UBIFS corruption after power cut - possibly unstable bits issue?

Mon Nov 16 07:01:05 PST 2015

On Tue, Nov 3, 2015 at 5:38 AM, Boris Brezillon
<boris.brezillon at free-electrons.com> wrote:
> Hi Tim,
>
> On Mon, 2 Nov 2015 12:31:11 -0800
> Tim Harvey <tharvey at gateworks.com> wrote:
>
>> On Mon, Nov 2, 2015 at 12:27 PM, Tim Harvey <tharvey at gateworks.com> wrote:
>> > [    8.635364] UBIFS (ubi0:0): recovery needed
>> > [    8.676203] ubi0 warning: ubi_io_read: error -74 (ECC error) while
>> > reading 69632 bytes from PEB 2254:192512, read only 69632 bytes, retry
>> > [    8.692460] ubi0 warning: ubi_io_read: error -74 (ECC error) while
>> > reading 69632 bytes from PEB 2254:192512, read only 69632 bytes, retry
>> > [    8.708741] ubi0 warning: ubi_io_read: error -74 (ECC error) while
>> > reading 69632 bytes from PEB 2254:192512, read only 69632 bytes, retry
>> > ^^^^ non correctable ecc error on PEB 2254  - I verified that this was
>> > not the first time this PEB has been used
>
> I suspect one of the bit in PEB 2254 to be stuck at 0 (even after
> erasing the block the bit stays at 0). Have you tried to erase this
> block (flash_erase /dev/mtd2 0x23380000 1) and dump it in raw mode
> (nanddump -n -l 0x40000 -s 0x23380000 -f /tmp/dump /dev/mtd2)?

Boris,

I examined the bad PEB on several boards now that I have reproduced
this issue with and found no stuck bits (no 0's following erase, no
1's following erase and raw write all ff's).

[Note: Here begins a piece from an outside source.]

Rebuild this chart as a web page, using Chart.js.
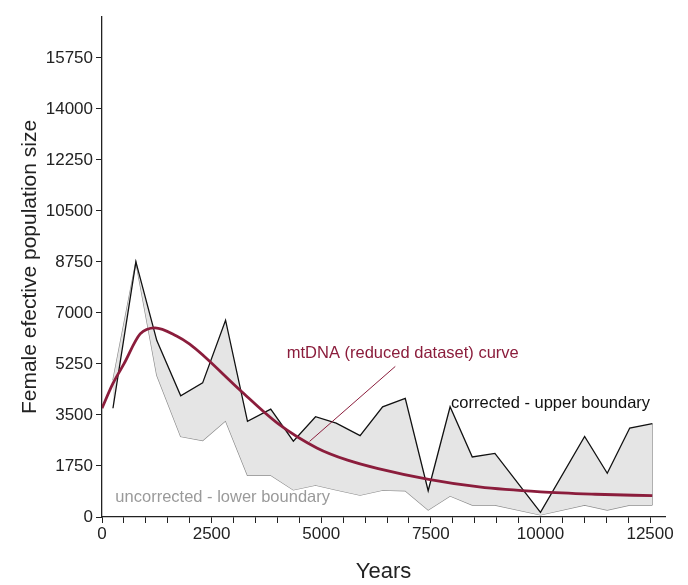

So in this case it doesn't appear to be a bad block. Incidentally for
UBI/UBIFS, what is in charge of detecting bad blocks, how are they
detected, and when/how are they marked?

>
>> >
>> > I've cc'd Huang, Elie, and Brian who were involved in the patch to
>> > detect bit-flips in gpmi-nand.c reads - perhaps they have some more
>> > ideas. I find it interesting that in one case that patch resolves the
>> > issue and in the other it does not.
>
> I posted a slightly reworked version of Huang's patch [1] a while ago
> addressing the "account for bitflips in OOB area" problem, but maybe we
> could do better (avoid this extra "read in raw mode" step, or use the
> generic nand_check_erased_ecc_chunk() function when ECC bytes are
> aligned).
>
> Best Regards,
>
> Boris
>
> [1]https://patchwork.ozlabs.org/patch/416543/

At this point I likely need to reproduce this problem with additional
debugging enabled to show what last erased and/or wrote to the PEB's
that are corrupt. I will also try your patch as well and see if that
resolves anything.

Regards,

Tim